_What the exercise asks_
From the first line of the data below through the line bearing "const hrErr900 = [1.8, 2.0, 1.7, 1.8, 1.3, 1.9];", reproduce each line exactly; do not include pictures.

_Supplied data_
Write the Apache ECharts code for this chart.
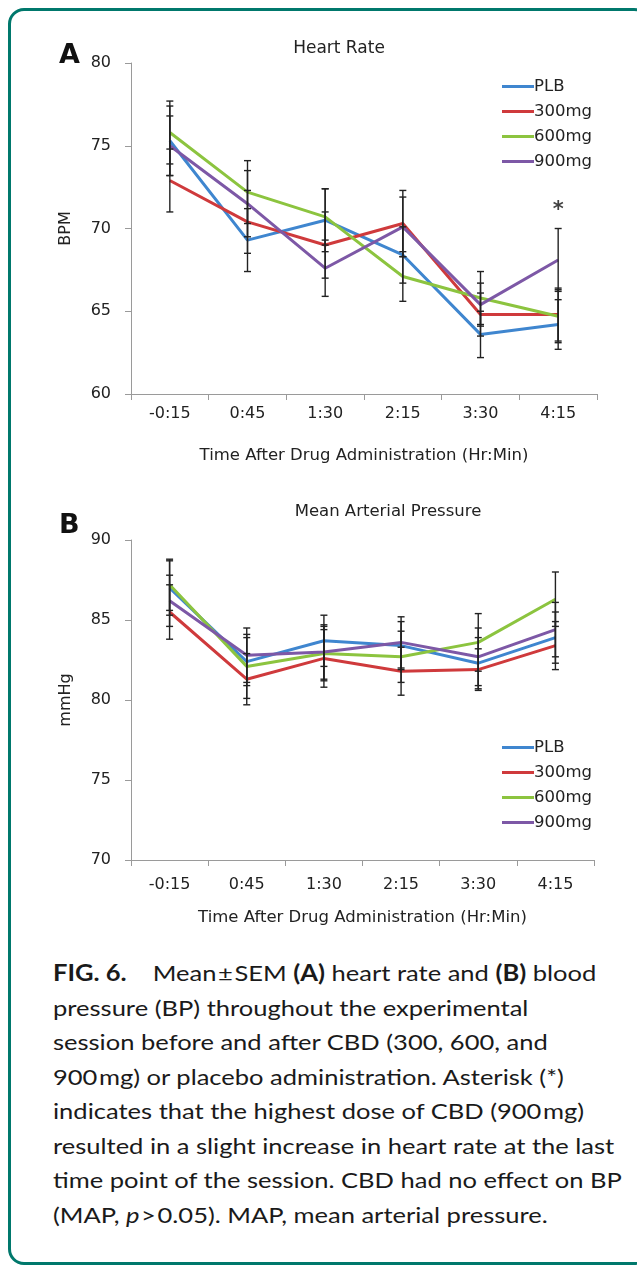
<!DOCTYPE html>
<html>
<head>
<meta charset="utf-8">
<script src="https://cdn.jsdelivr.net/npm/echarts@6/dist/echarts.min.js"></script>
<style>
html,body{margin:0;padding:0;background:#fff;overflow:hidden;width:637px;height:1266px;}
#clip{position:absolute;left:0;top:0;width:637px;height:1266px;overflow:hidden;}
#frame{position:absolute;left:8px;top:8px;width:642px;height:1257px;border:3px solid #00786c;border-radius:16px;box-sizing:border-box;}
#chart{position:absolute;left:0;top:0;width:637px;height:950px;}
#caption{position:absolute;left:53px;top:956px;font-family:Lato,"Open Sans",sans-serif;font-size:22px;line-height:34.5px;color:#1a1a1a;white-space:nowrap;transform:scaleX(1.16);transform-origin:0 0;}
</style>
</head>
<body>
<div id="clip"><div id="frame"></div></div>
<div id="chart"></div>
<div id="caption"><b>FIG. 6.</b>&nbsp;&nbsp;&nbsp; Mean&#8202;±&#8202;SEM <b>(A)</b> heart rate and <b>(B)</b> blood<br>pressure (BP) throughout the experimental<br>session before and after CBD (300, 600, and<br>900&#8202;mg) or placebo administration. Asterisk (*)<br>indicates that the highest dose of CBD (900&#8202;mg)<br>resulted in a slight increase in heart rate at the last<br>time point of the session. CBD had no effect on BP<br>(MAP, <i>p</i>&#8202;&gt;&#8202;0.05). MAP, mean arterial pressure.</div>
<script>
const categories = ['-0:15', '0:45', '1:30', '2:15', '3:30', '4:15'];
const seriesNames = ['PLB', '300mg', '600mg', '900mg'];
const seriesColors = ['#3f86cf', '#cf3a3c', '#8cc43f', '#7d58a6'];

// Panel A: Heart Rate (BPM), mean and SEM
const hrPLB = [75.3, 69.3, 70.5, 68.4, 63.6, 64.2];
const hr300 = [72.9, 70.4, 69.0, 70.3, 64.8, 64.8];
const hr600 = [75.8, 72.2, 70.7, 67.1, 65.8, 64.7];
const hr900 = [75.0, 71.5, 67.6, 70.1, 65.4, 68.1];
const hrErrPLB = [2.1, 1.9, 1.9, 1.7, 1.4, 1.5];
const hrErr300 = [1.9, 1.9, 2.0, 2.0, 1.3, 1.6];
const hrErr600 = [1.9, 1.9, 1.7, 1.5, 1.6, 1.6];
const hrErr900 = [1.8, 2.0, 1.7, 1.8, 1.3, 1.9];

// Panel B: Mean Arterial Pressure (mmHg), mean and SEM
const mapPLB = [87.0, 82.4, 83.7, 83.4, 82.3, 83.9];
const map300 = [85.5, 81.3, 82.6, 81.8, 81.9, 83.4];
const map600 = [87.2, 82.1, 82.9, 82.7, 83.6, 86.3];
const map900 = [86.2, 82.8, 83.0, 83.6, 82.7, 84.4];
const mapErrPLB = [1.7, 1.5, 1.6, 1.5, 1.6, 1.6];
const mapErr300 = [1.7, 1.6, 1.8, 1.5, 1.3, 1.5];
const mapErr600 = [1.6, 2.0, 1.7, 1.6, 1.8, 1.7];
const mapErr900 = [1.6, 1.7, 1.7, 1.6, 1.8, 1.7];

const hrTicks = [60, 65, 70, 75, 80];
const mapTicks = [70, 75, 80, 85, 90];
const asteriskAt = {category: '4:15', value: 71.1};

const FONT = '"DejaVu Sans", "Liberation Sans", Arial, sans-serif';
const TXT = '#222';

const chart = echarts.init(document.getElementById('chart'), null, {renderer: 'canvas'});

function axisX(gridIndex, nameGap, labelMargin) {
  return {
    type: 'category', gridIndex: gridIndex, data: categories, boundaryGap: true,
    axisLine: {lineStyle: {color: '#9a9a9a', width: 1}},
    axisTick: {show: true, length: 6, inside: false, lineStyle: {color: '#9a9a9a'}},
    axisLabel: {color: TXT, fontFamily: FONT, fontSize: 16, margin: labelMargin},
    name: 'Time After Drug Administration (Hr:Min)', nameLocation: 'middle', nameGap: nameGap,
    nameTextStyle: {color: TXT, fontFamily: FONT, fontSize: 16.5},
    splitLine: {show: false}
  };
}
function axisY(gridIndex, ticks, name) {
  return {
    type: 'value', gridIndex: gridIndex, min: ticks[0], max: ticks[ticks.length - 1], interval: ticks[1] - ticks[0],
    axisLine: {show: true, lineStyle: {color: '#9a9a9a', width: 1}},
    axisTick: {show: true, length: 6, lineStyle: {color: '#9a9a9a'}},
    axisLabel: {color: TXT, fontFamily: FONT, fontSize: 16, margin: 20},
    splitLine: {show: false},
    name: name, nameLocation: 'middle', nameGap: 57, nameRotate: 90,
    nameTextStyle: {color: TXT, fontFamily: FONT, fontSize: 16}
  };
}

function lineSeries(name, data, color, axisIdx) {
  return {
    name: name, type: 'line', data: data, xAxisIndex: axisIdx, yAxisIndex: axisIdx,
    symbol: 'none', lineStyle: {color: color, width: 3}, itemStyle: {color: color},
    z: 2, animation: false
  };
}
function errSeries(name, means, errs, axisIdx) {
  const data = means.map((m, i) => [i, m, errs[i]]);
  return {
    name: name, type: 'custom', xAxisIndex: axisIdx, yAxisIndex: axisIdx, data: data, z: 5,
    animation: false, silent: true,
    renderItem: function (params, api) {
      const x = api.value(0), m = api.value(1), e = api.value(2);
      const hi = api.coord([x, m + e]);
      const lo = api.coord([x, m - e]);
      const cw = 3.5;
      const st = {stroke: '#222', lineWidth: 1.4};
      return {
        type: 'group',
        children: [
          {type: 'line', shape: {x1: hi[0], y1: hi[1], x2: lo[0], y2: lo[1]}, style: st},
          {type: 'line', shape: {x1: hi[0] - cw, y1: hi[1], x2: hi[0] + cw, y2: hi[1]}, style: st},
          {type: 'line', shape: {x1: lo[0] - cw, y1: lo[1], x2: lo[0] + cw, y2: lo[1]}, style: st}
        ]
      };
    },
    encode: {x: 0, y: 1}
  };
}

const hrMeans = [hrPLB, hr300, hr600, hr900];
const hrErrs = [hrErrPLB, hrErr300, hrErr600, hrErr900];
const mapMeans = [mapPLB, map300, map600, map900];
const mapErrs = [mapErrPLB, mapErr300, mapErr600, mapErr900];

const series = [];
for (let k = 0; k < 4; k++) series.push(lineSeries(seriesNames[k], hrMeans[k], seriesColors[k], 0));
for (let k = 0; k < 4; k++) series.push(lineSeries(seriesNames[k], mapMeans[k], seriesColors[k], 1));
for (let k = 0; k < 4; k++) series.push(errSeries(seriesNames[k], hrMeans[k], hrErrs[k], 0));
for (let k = 0; k < 4; k++) series.push(errSeries(seriesNames[k], mapMeans[k], mapErrs[k], 1));
// asterisk annotation
series.push({
  type: 'scatter', xAxisIndex: 0, yAxisIndex: 0, symbolSize: 0, silent: true, animation: false,
  data: [[asteriskAt.category, asteriskAt.value]],
  label: {show: true, formatter: '*', position: 'inside', color: '#111', fontFamily: FONT, fontSize: 21, fontWeight: 'bold'}
});

function legend(top) {
  return {
    data: seriesNames, orient: 'vertical', left: 497, top: top,
    icon: 'rect', itemWidth: 32, itemHeight: 3, itemGap: 8,
    textStyle: {color: TXT, fontFamily: FONT, fontSize: 16.5, lineHeight: 17, padding: [0, 0, 0, -5]},
    selectedMode: false
  };
}

chart.setOption({
  animation: false,
  backgroundColor: 'transparent',
  title: [
    {text: 'Heart Rate', left: 334, top: 35, textAlign: 'center', textStyle: {color: TXT, fontFamily: FONT, fontSize: 17, fontWeight: 'normal'}},
    {text: 'Mean Arterial Pressure', left: 383, top: 498, textAlign: 'center', textStyle: {color: TXT, fontFamily: FONT, fontSize: 16.5, fontWeight: 'normal'}},
    {text: 'A', left: 54, top: 37, textStyle: {color: '#111', fontFamily: FONT, fontSize: 27, fontWeight: 'bold'}},
    {text: 'B', left: 54, top: 507, textStyle: {color: '#111', fontFamily: FONT, fontSize: 27, fontWeight: 'bold'}}
  ],
  legend: [legend(73), legend(734)],
  grid: [
    {left: 131, top: 63, width: 466, height: 331},
    {left: 131, top: 540, width: 463, height: 320}
  ],
  xAxis: [axisX(0, 53, 12), axisX(1, 49, 17)],
  yAxis: [axisY(0, hrTicks, 'BPM'), axisY(1, mapTicks, 'mmHg')],
  series: series
});
</script>
</body>
</html>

_The completed task_
Write the Apache ECharts code for this chart.
<!DOCTYPE html>
<html>
<head>
<meta charset="utf-8">
<script src="https://cdn.jsdelivr.net/npm/echarts@6/dist/echarts.min.js"></script>
<style>
html,body{margin:0;padding:0;background:#fff;overflow:hidden;width:637px;height:1266px;}
#clip{position:absolute;left:0;top:0;width:637px;height:1266px;overflow:hidden;}
#frame{position:absolute;left:8px;top:8px;width:642px;height:1257px;border:3px solid #00786c;border-radius:16px;box-sizing:border-box;}
#chart{position:absolute;left:0;top:0;width:637px;height:950px;}
#caption{position:absolute;left:53px;top:956px;font-family:Lato,"Open Sans",sans-serif;font-size:22px;line-height:34.5px;color:#1a1a1a;white-space:nowrap;transform:scaleX(1.16);transform-origin:0 0;}
</style>
</head>
<body>
<div id="clip"><div id="frame"></div></div>
<div id="chart"></div>
<div id="caption"><b>FIG. 6.</b>&nbsp;&nbsp;&nbsp; Mean&#8202;±&#8202;SEM <b>(A)</b> heart rate and <b>(B)</b> blood<br>pressure (BP) throughout the experimental<br>session before and after CBD (300, 600, and<br>900&#8202;mg) or placebo administration. Asterisk (*)<br>indicates that the highest dose of CBD (900&#8202;mg)<br>resulted in a slight increase in heart rate at the last<br>time point of the session. CBD had no effect on BP<br>(MAP, <i>p</i>&#8202;&gt;&#8202;0.05). MAP, mean arterial pressure.</div>
<script>
const categories = ['-0:15', '0:45', '1:30', '2:15', '3:30', '4:15'];
const seriesNames = ['PLB', '300mg', '600mg', '900mg'];
const seriesColors = ['#3f86cf', '#cf3a3c', '#8cc43f', '#7d58a6'];

// Panel A: Heart Rate (BPM), mean and SEM
const hrPLB = [75.3, 69.3, 70.5, 68.4, 63.6, 64.2];
const hr300 = [72.9, 70.4, 69.0, 70.3, 64.8, 64.8];
const hr600 = [75.8, 72.2, 70.7, 67.1, 65.8, 64.7];
const hr900 = [75.0, 71.5, 67.6, 70.1, 65.4, 68.1];
const hrErrPLB = [2.1, 1.9, 1.9, 1.7, 1.4, 1.5];
const hrErr300 = [1.9, 1.9, 2.0, 2.0, 1.3, 1.6];
const hrErr600 = [1.9, 1.9, 1.7, 1.5, 1.6, 1.6];
const hrErr900 = [1.8, 2.0, 1.7, 1.8, 1.3, 1.9];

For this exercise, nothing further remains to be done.